Plotting code records:
□ □ □ □ □
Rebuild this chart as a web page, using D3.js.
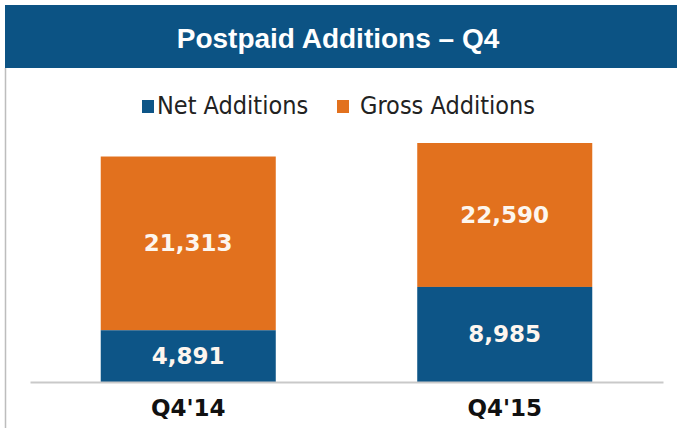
<!DOCTYPE html>
<html>
<head>
<meta charset="utf-8">
<script src="https://cdn.jsdelivr.net/npm/d3@7"></script>
<style>
  html, body { margin: 0; padding: 0; background: #fff; }
</style>
</head>
<body>
<div id="chart"></div>
<script>
const categories = ["Q4'14", "Q4'15"];
const seriesNames = ["Net Additions", "Gross Additions"];
const netAdditions = [4891, 8985];
const grossAdditions = [21313, 22590];
const titleText = "Postpaid Additions \u2013 Q4";

const width = 677, height = 428;
const blue = "#0d5587", orange = "#e2711e";

const svg = d3.select("#chart")
  .append("svg")
  .attr("width", width)
  .attr("height", height);

// panel border + title bar
svg.append("line")
  .attr("x1", 5.5).attr("x2", 5.5).attr("y1", 68).attr("y2", height)
  .attr("stroke", "#bdbdbd").attr("stroke-width", 1.5);

svg.append("rect")
  .attr("x", 5).attr("y", 5).attr("width", width - 5).attr("height", 63)
  .attr("fill", "#0c5384");

svg.append("text")
  .attr("x", 338).attr("y", 48)
  .attr("text-anchor", "middle")
  .attr("fill", "#fff")
  .style("font-family", "'Liberation Sans', Arial, sans-serif")
  .style("font-weight", "bold")
  .style("font-size", "28px")
  .text(titleText);

// legend
const legendX = [142, 337];
const legendColor = [blue, orange];
const legend = svg.append("g").selectAll("g")
  .data(seriesNames)
  .enter()
  .append("g")
  .attr("transform", (d, i) => "translate(" + legendX[i] + ",0)");

legend.append("rect")
  .attr("x", 0).attr("y", 100).attr("width", 12).attr("height", 13)
  .attr("fill", (d, i) => legendColor[i]);

legend.append("text")
  .attr("x", (d, i) => i === 0 ? 15 : 23)
  .attr("y", 114)
  .attr("fill", "#222")
  .style("font-family", "'DejaVu Sans Condensed', 'DejaVu Sans', sans-serif")
  .style("font-size", "25px")
  .text(d => d);

// scales
const x = d3.scaleBand()
  .domain(categories)
  .range([30, 663])
  .paddingInner(0.447)
  .paddingOuter(0.2235);

const y = d3.scaleLinear()
  .domain([0, d3.max(grossAdditions)])
  .range([382, 143]);

const rows = categories.map((c, i) => ({ cat: c, net: netAdditions[i], gross: grossAdditions[i] }));

// gross (total) bars, orange part on top of net
svg.selectAll(".gross")
  .data(rows)
  .enter()
  .append("rect")
  .attr("x", d => x(d.cat))
  .attr("y", d => y(d.gross))
  .attr("width", x.bandwidth())
  .attr("height", d => y(d.net) - y(d.gross))
  .attr("fill", orange);

svg.selectAll(".net")
  .data(rows)
  .enter()
  .append("rect")
  .attr("x", d => x(d.cat))
  .attr("y", d => y(d.net))
  .attr("width", x.bandwidth())
  .attr("height", d => y(0) - y(d.net))
  .attr("fill", blue);

// value labels
const fmt = d3.format(",");
const labelStyle = sel => sel
  .attr("text-anchor", "middle")
  .attr("dominant-baseline", "central")
  .attr("fill", "#fdf6ef")
  .style("font-family", "'DejaVu Sans', Verdana, sans-serif")
  .style("font-weight", "bold")
  .style("font-size", "23px");

svg.selectAll(".grossLabel")
  .data(rows)
  .enter()
  .append("text")
  .attr("x", d => x(d.cat) + x.bandwidth() / 2)
  .attr("y", d => (y(d.gross) + y(d.net)) / 2)
  .call(labelStyle)
  .text(d => fmt(d.gross));

svg.selectAll(".netLabel")
  .data(rows)
  .enter()
  .append("text")
  .attr("x", d => x(d.cat) + x.bandwidth() / 2)
  .attr("y", d => (y(d.net) + y(0)) / 2)
  .call(labelStyle)
  .text(d => fmt(d.net));

// x axis
const xAxis = svg.append("g")
  .attr("transform", "translate(0," + y(0) + ")")
  .call(d3.axisBottom(x).tickSize(0).tickPadding(18));

xAxis.select(".domain")
  .attr("stroke", "#c9c9c9")
  .attr("stroke-width", 2);

xAxis.selectAll("text")
  .attr("fill", "#111")
  .style("font-family", "'DejaVu Sans', Verdana, sans-serif")
  .style("font-weight", "bold")
  .style("font-size", "23px");
</script>
</body>
</html>
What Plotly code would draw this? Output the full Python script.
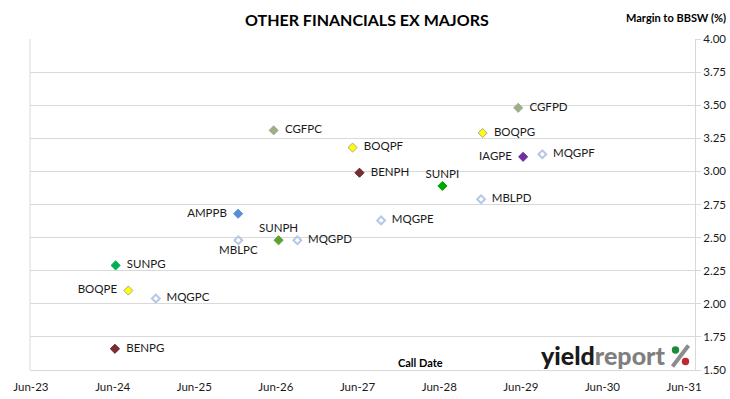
import plotly.graph_objects as go

# ---- data ----
codes = ["CGFPC", "BOQPF", "BENPH", "AMPPB", "MBLPC", "SUNPH", "MQGPD", "SUNPG", "BOQPE",
         "MQGPC", "BENPG", "CGFPD", "BOQPG", "IAGPE", "MQGPF", "SUNPI", "MBLPD", "MQGPE"]
call_dates = ["2026-05-22", "2027-05-10", "2027-06-10", "2025-12-14", "2025-12-15", "2026-06-13",
              "2026-09-05", "2024-06-14", "2024-08-10", "2024-12-11", "2024-06-11", "2029-05-20",
              "2028-12-12", "2029-06-11", "2029-09-05", "2028-06-15", "2028-12-05", "2027-09-15"]
margins = [3.31, 3.18, 2.99, 2.68, 2.48, 2.48, 2.48, 2.29, 2.10,
           2.04, 1.66, 3.48, 3.29, 3.11, 3.13, 2.89, 2.79, 2.63]

y_ticks = [1.50, 1.75, 2.00, 2.25, 2.50, 2.75, 3.00, 3.25, 3.50, 3.75, 4.00]
x_tick_labels = ["Jun-23", "Jun-24", "Jun-25", "Jun-26", "Jun-27", "Jun-28", "Jun-29", "Jun-30", "Jun-31"]
x_tick_dates = ["2023-06-01", "2024-06-01", "2025-06-01", "2026-06-01", "2027-06-01",
                "2028-06-01", "2029-06-01", "2030-06-01", "2031-06-01"]

# ---- styles (by issuer prefix / code) ----
issuer_style = {
    "CGF": dict(color="#9bb27e", line="#a6a6a6", lw=1),
    "BOQ": dict(color="#ffff00", line="#a6a6a6", lw=1),
    "BEN": dict(color="#7b2c2c", line="#5a1f1f", lw=1),
    "AMP": dict(color="#558ed5", line="#558ed5", lw=1),
    "MQG": dict(color="#ffffff", line="#b4c7e7", lw=2),
    "MBL": dict(color="#ffffff", line="#b4c7e7", lw=2),
    "IAG": dict(color="#7030a0", line="#7030a0", lw=1),
}
code_color = {"SUNPG": "#00b050", "SUNPH": "#5fa032", "SUNPI": "#00a800"}
label_pos = {"AMPPB": "middle left", "BOQPE": "middle left", "IAGPE": "middle left",
             "MBLPC": "bottom center", "SUNPH": "top center", "SUNPI": "top center"}

FONT = "Lato, sans-serif"

fig = go.Figure()
for c, d, m in zip(codes, call_dates, margins):
    if c in code_color:
        st = dict(color=code_color[c], line=code_color[c], lw=1)
    else:
        st = issuer_style[c[:3]]
    pos = label_pos.get(c, "middle right")
    fig.add_trace(go.Scatter(
        x=[d], y=[m], mode="markers+text", text=["  " + c + "  " if "middle" in pos else c],
        textposition=pos,
        textfont=dict(family=FONT, size=11.5, color="#1a1a1a"),
        marker=dict(symbol="diamond", size=7 if st["lw"] == 1 else 6, color=st["color"],
                    line=dict(color=st["line"], width=st["lw"])),
        showlegend=False, hoverinfo="skip", cliponaxis=False,
    ))

W, H = 730, 399
L, R, T, B = 30, 35, 39, 29
pw, ph = W - L - R, H - T - B

def px(xp, yp):
    return (xp - L) / pw, (H - B - yp) / ph

def ann(text, xp, yp, size, family=FONT, color="#000000", weight="normal", xanchor="center"):
    x, y = px(xp, yp)
    return dict(text=text, x=x, y=y, xref="paper", yref="paper", xanchor=xanchor,
                yanchor="middle", showarrow=False,
                font=dict(size=size, family=family, color=color, weight=weight))

def dot(xp, yp, r, color):
    x0, y0 = px(xp - r, yp + r)
    x1, y1 = px(xp + r, yp - r)
    return dict(type="circle", xref="paper", yref="paper", x0=x0, y0=y0, x1=x1, y1=y1,
                fillcolor=color, line=dict(width=0))

def seg(xa, ya, xb, yb, color, width):
    x0, y0 = px(xa, ya)
    x1, y1 = px(xb, yb)
    return dict(type="line", xref="paper", yref="paper", x0=x0, y0=y0, x1=x1, y1=y1,
                line=dict(color=color, width=width))

fig.update_layout(
    width=W, height=H,
    margin=dict(l=L, r=R, t=T, b=B, autoexpand=False),
    paper_bgcolor="white", plot_bgcolor="white",
    font=dict(family=FONT, size=11, color="#1a1a1a"),
    xaxis=dict(
        type="date", range=["2023-05-28", "2031-07-20"],
        tickvals=x_tick_dates, ticktext=x_tick_labels,
        showgrid=False, zeroline=False, automargin=False,
        showline=True, linecolor="#d9d9d9", linewidth=1,
        ticks="outside", ticklen=6, tickcolor="rgba(0,0,0,0)",
        tickfont=dict(size=11.5, family=FONT, color="#1a1a1a"),
    ),
    yaxis=dict(
        side="right", range=[1.5, 4.0], tickvals=y_ticks, tickformat=".2f",
        showgrid=True, gridcolor="#d9d9d9", gridwidth=1, zeroline=False, automargin=False,
        showline=True, linecolor="#d9d9d9", linewidth=1,
        ticks="outside", ticklen=5, tickcolor="#d9d9d9",
        tickfont=dict(size=11.5, family=FONT, color="#1a1a1a"),
    ),
    shapes=[
        dict(type="line", xref="paper", yref="paper", x0=0, x1=0, y0=0, y1=1,
             line=dict(color="#d9d9d9", width=1)),
    ],
    annotations=[
        ann("<b>OTHER FINANCIALS EX MAJORS</b>", 367, 19, 16),
        ann("<b>Margin to BBSW (%)</b>", 676, 18, 11),
        ann("<b>Call Date</b>", 421, 362, 11),
        ann("<span style='color:#1a1a1a'>yield</span><span style='color:#7f7f7f'>report</span>",
            667, 355, 25, weight=900, xanchor="right"),
    ],
)
# logo percent sign drawn as a slash with coloured dots
fig.add_shape(seg(688.5, 345.5, 672.5, 366.5, "#8c8c8c", 4))
fig.add_shape(dot(675.5, 350, 3.7, "#1e8a3c"))
fig.add_shape(dot(685.5, 361.5, 3.7, "#c0282d"))

fig.write_html("out.html", config={"displayModeBar": False},
               post_script="document.body.style.margin='0';")
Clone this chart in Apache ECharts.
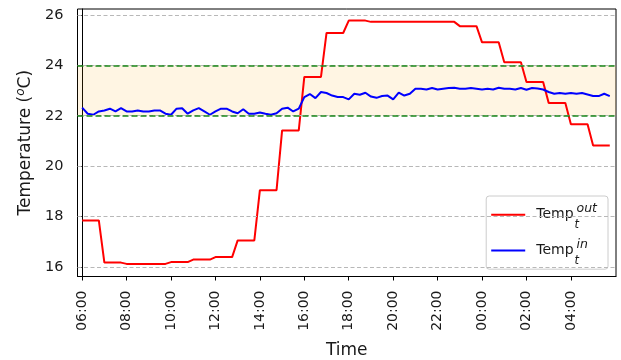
<!DOCTYPE html>
<html>
<head>
<meta charset="utf-8">
<script src="https://cdn.jsdelivr.net/npm/echarts@6/dist/echarts.min.js"></script>
<style>
  html, body { margin: 0; padding: 0; background: #fff; }
  #chart { width: 621px; height: 360px; }
</style>
</head>
<body>
<div id="chart"></div>
<script>
// Samples every 15 minutes, starting at 06:00 (96 samples = 24 h).
const sampleStepHours = 0.25;

// Outdoor temperature (°C), one value per 15-minute sample.
const tempOut = [
  17.85, 17.85, 17.85, 17.85,  // 06
  16.18, 16.18, 16.18, 16.18,  // 07
  16.13, 16.13, 16.13, 16.13,  // 08
  16.13, 16.13, 16.13, 16.13,  // 09
  16.20, 16.20, 16.20, 16.20,  // 10
  16.30, 16.30, 16.30, 16.30,  // 11
  16.40, 16.40, 16.40, 16.40,  // 12
  17.06, 17.06, 17.06, 17.06,  // 13
  19.05, 19.05, 19.05, 19.05,  // 14
  21.42, 21.42, 21.42, 21.42,  // 15
  23.54, 23.54, 23.54, 23.54,  // 16
  25.28, 25.28, 25.28, 25.28,  // 17
  25.77, 25.77, 25.77, 25.77,  // 18
  25.72, 25.72, 25.72, 25.72,  // 19
  25.72, 25.72, 25.72, 25.72,  // 20
  25.72, 25.72, 25.72, 25.72,  // 21
  25.72, 25.72, 25.72, 25.72,  // 22
  25.55, 25.55, 25.55, 25.55,  // 23
  24.91, 24.91, 24.91, 24.91,  // 00
  24.12, 24.12, 24.12, 24.12,  // 01
  23.34, 23.34, 23.34, 23.34,  // 02
  22.51, 22.51, 22.51, 22.51,  // 03
  21.66, 21.66, 21.66, 21.66,  // 04
  20.82, 20.82, 20.82, 20.82   // 05
];

// Indoor temperature (°C), one value per 15-minute sample.
const tempIn = [
  22.32, 22.08, 22.04, 22.17, 22.21, 22.28, 22.17, 22.30,
  22.17, 22.17, 22.21, 22.17, 22.17, 22.21, 22.21, 22.08,
  22.04, 22.28, 22.30, 22.08, 22.21, 22.30, 22.17, 22.04,
  22.17, 22.28, 22.28, 22.17, 22.10, 22.26, 22.08, 22.08,
  22.13, 22.08, 22.04, 22.10, 22.28, 22.32, 22.17, 22.28,
  22.74, 22.86, 22.70, 22.94, 22.90, 22.80, 22.74, 22.74,
  22.65, 22.87, 22.83, 22.91, 22.76, 22.71, 22.78, 22.80,
  22.65, 22.92, 22.80, 22.87, 23.07, 23.07, 23.04, 23.10,
  23.04, 23.07, 23.10, 23.11, 23.07, 23.07, 23.10, 23.07,
  23.04, 23.07, 23.04, 23.11, 23.07, 23.07, 23.04, 23.10,
  23.03, 23.10, 23.08, 23.04, 22.94, 22.87, 22.90, 22.87,
  22.90, 22.87, 22.90, 22.84, 22.78, 22.78, 22.87, 22.78
];

// Comfort band limits (°C)
const comfortLow = 22;
const comfortHigh = 24;

// Axis ticks
const xTickHours = [0, 2, 4, 6, 8, 10, 12, 14, 16, 18, 20, 22];
const xTickLabels = ['06:00', '08:00', '10:00', '12:00', '14:00', '16:00',
                     '18:00', '20:00', '22:00', '00:00', '02:00', '04:00'];
const yTicks = [16, 18, 20, 22, 24, 26];

const FONT = 'DejaVu Sans';
const TEXT = '#1a1a1a';

const toPairs = arr => arr.map((v, i) => [i * sampleStepHours, v]);

const gridLines = yTicks.map(v => ({
  yAxis: v,
  lineStyle: { color: '#b8b8b8', width: 1, type: [4, 2.5] }
}));
const bandLines = [comfortLow, comfortHigh].map(v => ({
  yAxis: v,
  lineStyle: { color: '#1a861a', width: 1.6, type: [6, 3] }
}));

const chart = echarts.init(document.getElementById('chart'), null, { renderer: 'canvas' });

chart.setOption({
  animation: false,
  backgroundColor: '#fff',
  textStyle: { fontFamily: FONT },
  grid: {
    left: 77.5, right: 5, top: 9, bottom: 83.5,
    outerBoundsMode: 'none',
    containLabel: false,
    show: true, borderColor: '#000', borderWidth: 1,
    backgroundColor: 'transparent'
  },
  legend: {
    orient: 'vertical',
    right: 13, top: 196,
    padding: [6.5, 11, 2, 5],
    itemGap: 6.7,
    itemWidth: 34, itemHeight: 2,
    icon: 'rect',
    backgroundColor: 'rgba(255,255,255,0.9)',
    borderColor: '#cccccc', borderWidth: 1, borderRadius: 3,
    data: ['Temp out', 'Temp in'],
    formatter: name => name === 'Temp out'
      ? '{m|Temp}{s|t}{p|out}'
      : '{m|Temp}{s|t}{p|in}',
    textStyle: {
      rich: {
        m: { fontFamily: FONT, fontSize: 14, color: TEXT, lineHeight: 33.5, padding: [0, 0, 0, 6] },
        s: { fontFamily: FONT, fontSize: 11.5, fontStyle: 'italic', color: TEXT, width: 0,
             verticalAlign: 'bottom', padding: [0, 0, 0, 1] },
        p: { fontFamily: FONT, fontSize: 12.5, fontStyle: 'italic', color: TEXT,
             verticalAlign: 'top', padding: [4.5, 0, 0, 2] }
      }
    }
  },
  xAxis: {
    type: 'value',
    min: -0.21, max: 24.03,
    name: 'Time',
    nameLocation: 'middle',
    nameGap: 66,
    nameTextStyle: { fontFamily: FONT, fontSize: 17, color: TEXT },
    axisLine: { show: true, lineStyle: { color: '#000', width: 1 } },
    axisTick: { show: true, customValues: xTickHours, length: 4, lineStyle: { color: '#000' } },
    axisLabel: {
      customValues: xTickHours,
      rotate: 90,
      margin: 14,
      fontFamily: FONT, fontSize: 14, color: TEXT,
      formatter: v => xTickLabels[xTickHours.indexOf(v)] || ''
    },
    splitLine: { show: false }
  },
  yAxis: {
    type: 'value',
    min: 15.63, max: 26.23,
    name: '{t|Temperature (}{o|o}{t|C)}',
    nameLocation: 'middle',
    nameRotate: 90,
    nameGap: 41,
    nameTextStyle: {
      rich: {
        t: { fontFamily: FONT, fontSize: 17, color: TEXT, lineHeight: 22 },
        o: { fontFamily: FONT, fontSize: 12, fontStyle: 'italic', color: TEXT, lineHeight: 12, verticalAlign: 'top' }
      }
    },
    axisLine: { show: true, lineStyle: { color: '#000', width: 1 } },
    axisTick: { show: true, customValues: yTicks, length: 4, lineStyle: { color: '#000' } },
    axisLabel: {
      customValues: yTicks,
      margin: 14,
      fontFamily: FONT, fontSize: 14.5, color: TEXT
    },
    splitLine: { show: false }
  },
  series: [
    {
      name: 'Temp out',
      type: 'line',
      data: toPairs(tempOut),
      showSymbol: false,
      color: '#ff0000',
      lineStyle: { color: '#ff0000', width: 2 },
      z: 3,
      markArea: {
        silent: true,
        itemStyle: { color: 'rgba(255,165,0,0.11)' },
        data: [[{ yAxis: comfortLow }, { yAxis: comfortHigh }]]
      },
      markLine: {
        silent: true,
        symbol: 'none',
        label: { show: false },
        data: gridLines.concat(bandLines)
      }
    },
    {
      name: 'Temp in',
      type: 'line',
      data: toPairs(tempIn),
      showSymbol: false,
      color: '#0000ff',
      lineStyle: { color: '#0000ff', width: 2 },
      z: 4
    }
  ]
});
</script>
</body>
</html>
□ □ □ □ □
• WRITTEN EXERCISE: Pictures excluded, give again exactly and only the lines of the material above from the line with "Clone this chart in Apache ECharts." through the line with "const sampleStepHours = 0.25;".

• REPLY:
Clone this chart in Apache ECharts.
<!DOCTYPE html>
<html>
<head>
<meta charset="utf-8">
<script src="https://cdn.jsdelivr.net/npm/echarts@6/dist/echarts.min.js"></script>
<style>
  html, body { margin: 0; padding: 0; background: #fff; }
  #chart { width: 621px; height: 360px; }
</style>
</head>
<body>
<div id="chart"></div>
<script>
// Samples every 15 minutes, starting at 06:00 (96 samples = 24 h).
const sampleStepHours = 0.25;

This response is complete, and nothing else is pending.